Rushing this Stage II application through to meet a 2/15/25 deadline to achieve a 76% reimbursement rate (or is it 81% reimbursement b/c that number keeps fluctuating) is irresponsible in light of what the tax implications are for the taxpayers. And if we do get a 76% reimbursement rate for new construction - do you realize what losing the extra 5% reimbursement rate could mean to the budget ? It could mean the difference at minimum of $7.5 million on a $150 million bond. That's a lot of money! 

School Committee members, please slow this train down....hold more open community meetings where residents can ask questions without the constraint of a formal agenda because people have lots of questions.  Building consensus, support and trust comes with information.  Please examine what other towns have done, what they are being faced with in terms of budget implications.  The taxpayers are being asked to pay more every single year. 
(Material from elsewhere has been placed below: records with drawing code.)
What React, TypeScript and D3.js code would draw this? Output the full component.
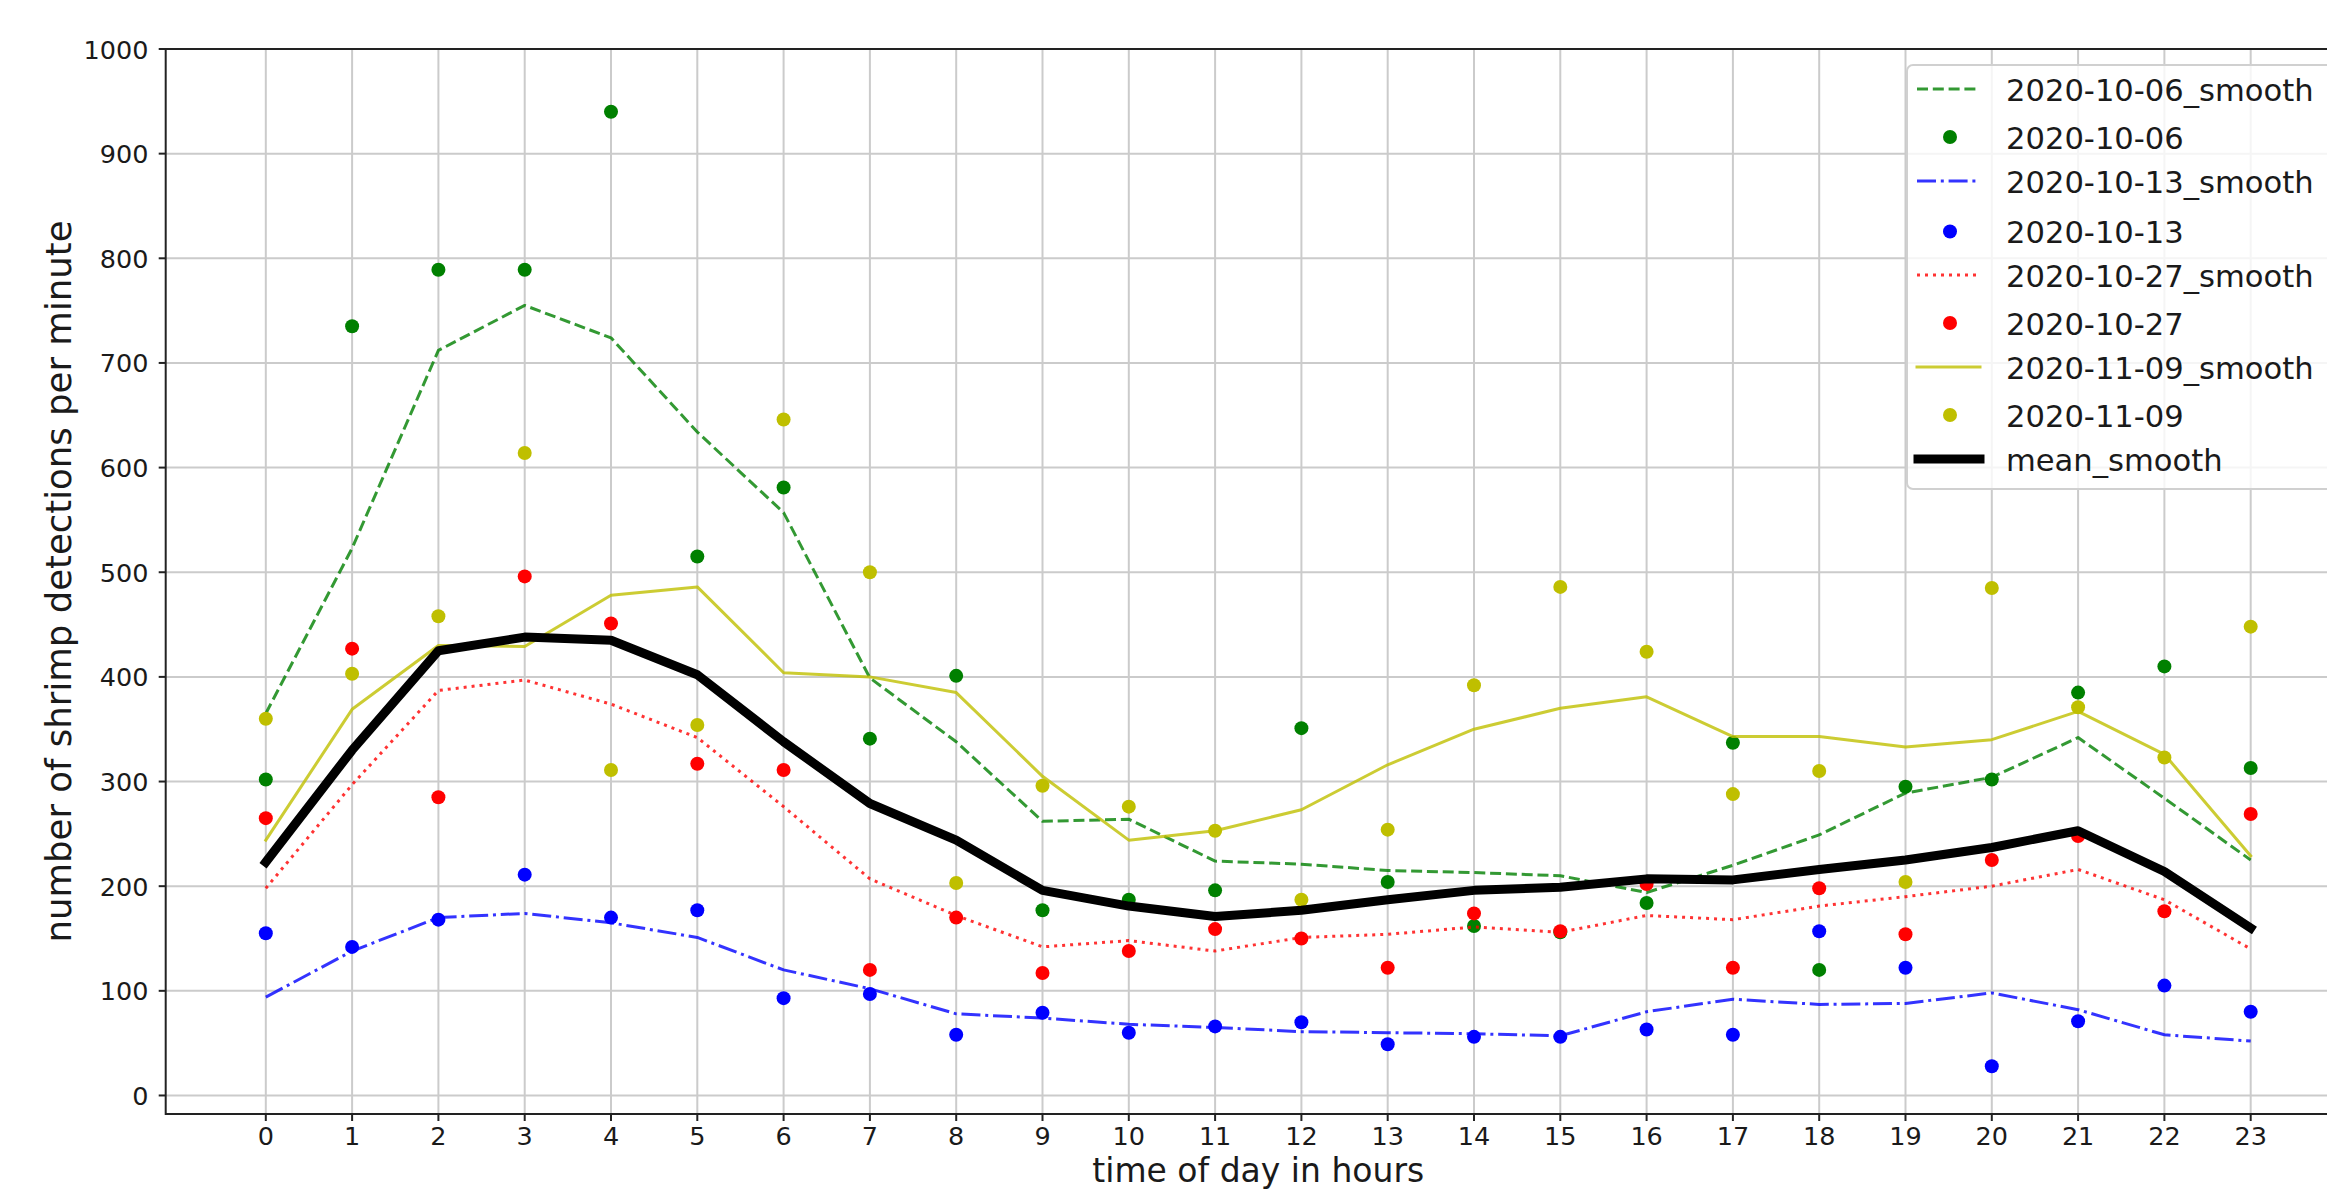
import React from "react";
import * as d3 from "d3";

// 時刻（x軸）と目盛り
const hours = [0, 1, 2, 3, 4, 5, 6, 7, 8, 9, 10, 11, 12, 13, 14, 15, 16, 17, 18, 19, 20, 21, 22, 23];
const yTicks = [0, 100, 200, 300, 400, 500, 600, 700, 800, 900, 1000];

// 2020-10-06
const green = [302, 735, 789, 789, 940, 515, 581, 341, 401, 177, 187, 196, 351, 204, 162, 156, 184, 337, 120, 295, 302, 385, 410, 313];
const greenSmooth = [365, 523, 712, 755, 724, 634, 557, 399, 338, 262, 264, 224, 221, 215, 213, 210, 194, 220, 249, 289, 304, 342, 284, 225];
// 2020-10-13
const blue = [155, 142, 168, 211, 170, 177, 93, 97, 58, 79, 60, 66, 70, 49, 56, 56, 63, 58, 157, 122, 28, 71, 105, 80];
const blueSmooth = [94, 138, 170, 174, 165, 151, 120, 102, 78, 74, 68, 65, 61, 60, 59, 57, 80, 92, 87, 88, 98, 82, 58, 52];
// 2020-10-27
const red = [265, 427, 285, 496, 451, 317, 311, 120, 170, 117, 138, 159, 150, 122, 174, 157, 202, 122, 198, 154, 225, 248, 176, 269];
const redSmooth = [198, 297, 387, 397, 374, 342, 276, 207, 172, 142, 148, 138, 151, 154, 161, 156, 172, 168, 181, 190, 200, 216, 187, 140];
// 2020-11-09
const yellow = [360, 403, 458, 614, 311, 354, 646, 500, 203, 296, 276, 253, 187, 254, 392, 486, 424, 288, 310, 204, 485, 371, 323, 448];
const yellowSmooth = [244, 369, 430, 429, 478, 486, 404, 400, 385, 305, 244, 253, 273, 316, 350, 370, 381, 343, 343, 333, 340, 367, 326, 229];
// 平均
const meanSmooth = [223, 330, 425, 438, 435, 402, 338, 279, 244, 196, 181, 171, 177, 187, 196, 199, 207, 206, 216, 225, 237, 253, 214, 160];

const W = 2327;
const H = 1190;
const left = 165.7;
const right = 2350.8;
const top = 49;
const bottom = 1114;
const font = "DejaVu Sans, sans-serif";

type Series = { name: string; color: string; dots: number[]; smooth: number[]; dash: string };

const series: Series[] = [
  { name: "2020-10-06", color: "#008000", dots: green, smooth: greenSmooth, dash: "11 4.8" },
  { name: "2020-10-13", color: "#0000ff", dots: blue, smooth: blueSmooth, dash: "19 4.8 3 4.8" },
  { name: "2020-10-27", color: "#ff0000", dots: red, smooth: redSmooth, dash: "3 5" },
  { name: "2020-11-09", color: "#bfbf00", dots: yellow, smooth: yellowSmooth, dash: "" },
];

// 凡例の行の中心（y）
const legendRows = [89, 137, 181, 231.5, 275, 323, 367, 415, 459];

export default function App() {
  const x = d3.scaleLinear().domain([-1.16, 24.16]).range([left, right]);
  const y = d3.scaleLinear().domain([-17.7, 1000]).range([bottom, top]);

  const line = d3
    .line<number>()
    .x((_, i) => x(hours[i]))
    .y((d) => y(d));

  const legendItems: { label: string; kind: string; s?: Series }[] = [];
  series.forEach((s) => {
    legendItems.push({ label: s.name + "_smooth", kind: "line", s });
    legendItems.push({ label: s.name, kind: "dot", s });
  });
  legendItems.push({ label: "mean_smooth", kind: "mean" });

  return (
    <svg
      width={W}
      height={H}
      style={{ position: "absolute", left: 0, top: 0, display: "block", background: "#fff" }}
      fontFamily={font}
    >
      <defs>
        <clipPath id="plot">
          <rect x={left} y={top} width={right - left} height={bottom - top} />
        </clipPath>
      </defs>

      {/* グリッド */}
      <g stroke="#cbcbcb" strokeWidth={2}>
        {hours.map((h) => (
          <line key={h} x1={x(h)} x2={x(h)} y1={top} y2={bottom} />
        ))}
        {yTicks.map((t) => (
          <line key={t} x1={left} x2={right} y1={y(t)} y2={y(t)} />
        ))}
      </g>

      {/* データ */}
      <g clipPath="url(#plot)">
        {series.map((s) => (
          <g key={s.name}>
            <path
              d={line(s.smooth) || ""}
              fill="none"
              stroke={s.color}
              strokeOpacity={0.8}
              strokeWidth={3}
              strokeDasharray={s.dash || undefined}
              strokeLinecap={s.dash ? "butt" : "square"}
              strokeLinejoin="round"
            />
            {s.dots.map((v, i) => (
              <circle key={i} cx={x(hours[i])} cy={y(v)} r={7} fill={s.color} />
            ))}
          </g>
        ))}
        <path
          d={line(meanSmooth) || ""}
          fill="none"
          stroke="#000"
          strokeWidth={9}
          strokeLinecap="square"
          strokeLinejoin="round"
        />
      </g>

      {/* 軸 */}
      <g stroke="#222" strokeWidth={2} fill="none">
        <line x1={left} x2={left} y1={top - 1} y2={bottom + 1} />
        <line x1={left} x2={right} y1={top} y2={top} />
        <line x1={left} x2={right} y1={bottom} y2={bottom} />
        <line x1={right} x2={right} y1={top} y2={bottom} />
      </g>
      <g>
        {yTicks.map((t) => (
          <g key={t} transform={`translate(0,${y(t)})`}>
            <line x1={left - 7} x2={left} stroke="#222" strokeWidth={2} />
            <text x={148.5} y={9.5} textAnchor="end" fontSize={25.5} fill="#1a1a1a">
              {t}
            </text>
          </g>
        ))}
        {hours.map((h) => (
          <g key={h} transform={`translate(${x(h)},${bottom})`}>
            <line y1={0} y2={7} stroke="#222" strokeWidth={2} />
            <text y={30.5} textAnchor="middle" fontSize={25.5} fill="#1a1a1a">
              {h}
            </text>
          </g>
        ))}
      </g>
      <text
        transform={`translate(71,${(top + bottom) / 2}) rotate(-90)`}
        textAnchor="middle"
        fontSize={35.5}
        fill="#1a1a1a"
      >
        number of shrimp detections per minute
      </text>
      <text x={(left + right) / 2} y={1182} textAnchor="middle" fontSize={33} fill="#1a1a1a">
        time of day in hours
      </text>

      {/* 凡例 */}
      <g>
        <rect x={1907} y={65} width={440} height={424} rx={6} fill="#fff" fillOpacity={0.8} stroke="#d0d0d0" strokeWidth={2} />
        {legendItems.map((it, i) => (
          <g key={it.label} transform={`translate(0,${legendRows[i]})`}>
            {it.kind === "line" && it.s && (
              <line
                x1={1917}
                x2={1980}
                stroke={it.s.color}
                strokeOpacity={0.8}
                strokeWidth={3}
                strokeDasharray={it.s.dash || undefined}
                strokeLinecap={it.s.dash ? "butt" : "square"}
              />
            )}
            {it.kind === "dot" && it.s && <circle cx={1950} cy={0} r={7} fill={it.s.color} />}
            {it.kind === "mean" && (
              <line x1={1918} x2={1980} stroke="#000" strokeWidth={9} strokeLinecap="square" />
            )}
            <text x={2006} y={11.5} fontSize={30.6} fill="#1a1a1a">
              {it.label}
            </text>
          </g>
        ))}
      </g>
    </svg>
  );
}
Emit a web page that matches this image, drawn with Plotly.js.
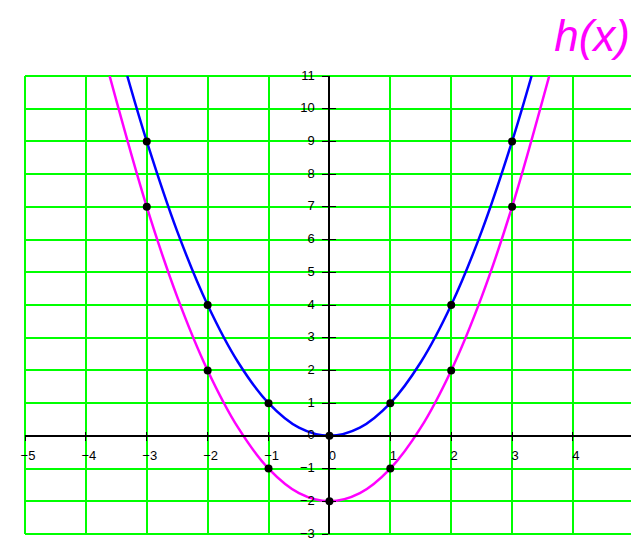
<!DOCTYPE html>
<html>
<head>
<meta charset="utf-8">
<script src="https://cdn.plot.ly/plotly-3.0.1.min.js"></script>
<style>html,body{margin:0;padding:0;background:#fff;}#chart{width:631px;height:541px;}</style>
</head>
<body>
<div id="chart"></div>
<script>
// Sample points marked with dots
const pointX = [-3, -2, -1, 0, 1, 2, 3];
const fPoints = [9, 4, 1, 0, 1, 4, 9];          // blue curve dots
const hPoints = [7, 2, -1, -2, -1, 2, 7];       // magenta curve h(x) dots

// Curves (ending at the top edge of the plot)
const fCurveX = [-3.32, -3, -2.5, -2, -1.5, -1, -0.5, 0, 0.5, 1, 1.5, 2, 2.5, 3, 3.32];
const fCurveY = [11, 9, 6.25, 4, 2.25, 1, 0.25, 0, 0.25, 1, 2.25, 4, 6.25, 9, 11];
const hCurveX = [-3.61, -3, -2.5, -2, -1.5, -1, -0.5, 0, 0.5, 1, 1.5, 2, 2.5, 3, 3.61];
const hCurveY = [11, 7, 4.25, 2, 0.25, -1, -1.75, -2, -1.75, -1, 0.25, 2, 4.25, 7, 11];

const xTicks = [-5, -4, -3, -2, -1, 0, 1, 2, 3, 4];
const xTickText = ['\u22125', '\u22124', '\u22123', '\u22122', '\u22121', '0', '1', '2', '3', '4'];
const yTicks = [-3, -2, -1, 0, 1, 2, 3, 4, 5, 6, 7, 8, 9, 10, 11];
const yTickText = ['\u22123', '\u22122', '\u22121', '0', '1', '2', '3', '4', '5', '6', '7', '8', '9', '10', '11'];

const titleText = 'h(x)';

const xRange = [-5, 4.953];
const yRange = [-3, 11];
const xPos = (0 - yRange[0]) / (yRange[1] - yRange[0]);
const yPos = (0 - xRange[0]) / (xRange[1] - xRange[0]);

const GREEN = '#00ff00';
const BLUE = '#0000ff';
const MAGENTA = '#ff00ff';
const tickFont = {family: 'Liberation Sans, Arial, sans-serif', size: 13, color: '#000'};

const traces = [
  {x: hCurveX, y: hCurveY, type: 'scatter', mode: 'lines',
   line: {color: MAGENTA, width: 2.5, shape: 'spline', smoothing: 1}, hoverinfo: 'skip'},
  {x: fCurveX, y: fCurveY, type: 'scatter', mode: 'lines',
   line: {color: BLUE, width: 2.5, shape: 'spline', smoothing: 1}, hoverinfo: 'skip'},
  {x: pointX, y: fPoints, type: 'scatter', mode: 'markers',
   marker: {color: '#000', size: 8}},
  {x: pointX, y: hPoints, type: 'scatter', mode: 'markers',
   marker: {color: '#000', size: 8}},
  // invisible trace so the overlay axes (inside tick halves) are drawn
  {x: [0], y: [0], xaxis: 'x2', yaxis: 'y2', type: 'scatter', mode: 'markers',
   marker: {opacity: 0}, hoverinfo: 'skip'}
];

// plot frame (top, bottom, left edges) in paper coordinates
const frameLine = {color: GREEN, width: 2};
const shapes = [
  {type: 'line', xref: 'paper', yref: 'paper', x0: 0, x1: 1, y0: 1, y1: 1, line: frameLine, layer: 'below'},
  {type: 'line', xref: 'paper', yref: 'paper', x0: 0, x1: 1, y0: 0, y1: 0, line: frameLine, layer: 'below'},
  {type: 'line', xref: 'paper', yref: 'paper', x0: 0, x1: 0, y0: 0, y1: 1, line: frameLine, layer: 'below'}
];

const layout = {
  width: 631, height: 541,
  margin: {l: 25, r: 0, t: 76, b: 7, pad: 0},
  paper_bgcolor: '#fff', plot_bgcolor: '#fff',
  showlegend: false,
  shapes: shapes,
  title: {text: titleText, xref: 'container', yref: 'container',
          x: 630 / 631, xanchor: 'right', y: 1 - 36 / 541, yanchor: 'middle',
          font: {family: 'Liberation Sans, Arial, sans-serif', size: 44, color: MAGENTA, style: 'italic'}},
  xaxis: {range: xRange, anchor: 'free', position: xPos,
          tickmode: 'array', tickvals: xTicks, ticktext: xTickText,
          showgrid: true, gridcolor: GREEN, gridwidth: 2, zeroline: false,
          showline: true, linecolor: '#000', linewidth: 2,
          ticks: 'outside', ticklen: 4, tickwidth: 1, tickcolor: '#000',
          ticklabelshift: 3, ticklabelstandoff: 4, ticklabeloverflow: 'allow',
          tickfont: tickFont, fixedrange: true},
  yaxis: {range: yRange, anchor: 'free', position: yPos,
          tickmode: 'array', tickvals: yTicks, ticktext: yTickText,
          showgrid: true, gridcolor: GREEN, gridwidth: 2, zeroline: false,
          showline: true, linecolor: '#000', linewidth: 2,
          ticks: 'outside', ticklen: 6, tickwidth: 1, tickcolor: '#000',
          ticklabelshift: -1, ticklabelstandoff: 5, ticklabeloverflow: 'allow',
          tickfont: tickFont, fixedrange: true},
  xaxis2: {range: xRange, overlaying: 'x', anchor: 'free', position: xPos,
           tickmode: 'array', tickvals: xTicks, showticklabels: false,
           showgrid: false, zeroline: false, showline: false,
           ticks: 'inside', ticklen: 4, tickwidth: 1, tickcolor: '#000', fixedrange: true},
  yaxis2: {range: yRange, overlaying: 'y', anchor: 'free', position: yPos,
           tickmode: 'array', tickvals: yTicks, showticklabels: false,
           showgrid: false, zeroline: false, showline: false,
           ticks: 'inside', ticklen: 6, tickwidth: 1, tickcolor: '#000', fixedrange: true}
};

Plotly.newPlot('chart', traces, layout, {displayModeBar: false, staticPlot: true});
</script>
</body>
</html>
The Superintendent also said yesterday that even if the Town Councils of Richmond, Hopkinton and Charlestown do not "endorse" moving forward with new construction, the School Committee can still move forward, in essence, you don't need the approval of the Town Councils to push ahead. But the Towns own the land (and the existing school buildings?) where they want to build new schools. So in the spirit of cooperation, if town officials say we don't support moving forward with new construction b/c that would saddle our taxpayers with debt we can't afford and the School Committee moves forward anyway, how is that a cooperative partnership? Can the towns say "sorry we don't give you permission to build new on land we own?"  There are so many questions that need to be discussed thoroughly and not rushed.  The Superintendent should be sharing the opinion she received from Jon Anderson on this topic with you and the Town Councils in which she states in order for the Stage 2 application to move forward, Town Council approval isn't necessary, (even though it states on the RIDE website that in order to move forward with Stage 2, SC and TC approval is needed).  

We are at a crossroads, you are the decision-makers who will shape the tax realities of thousands of people in our district.  That is a very heavy cross to carry.  Please consider your votes very carefully to represent not only what's best for the students and educators, but for the taxpayers who pay the bill.  Thank you and have a great day.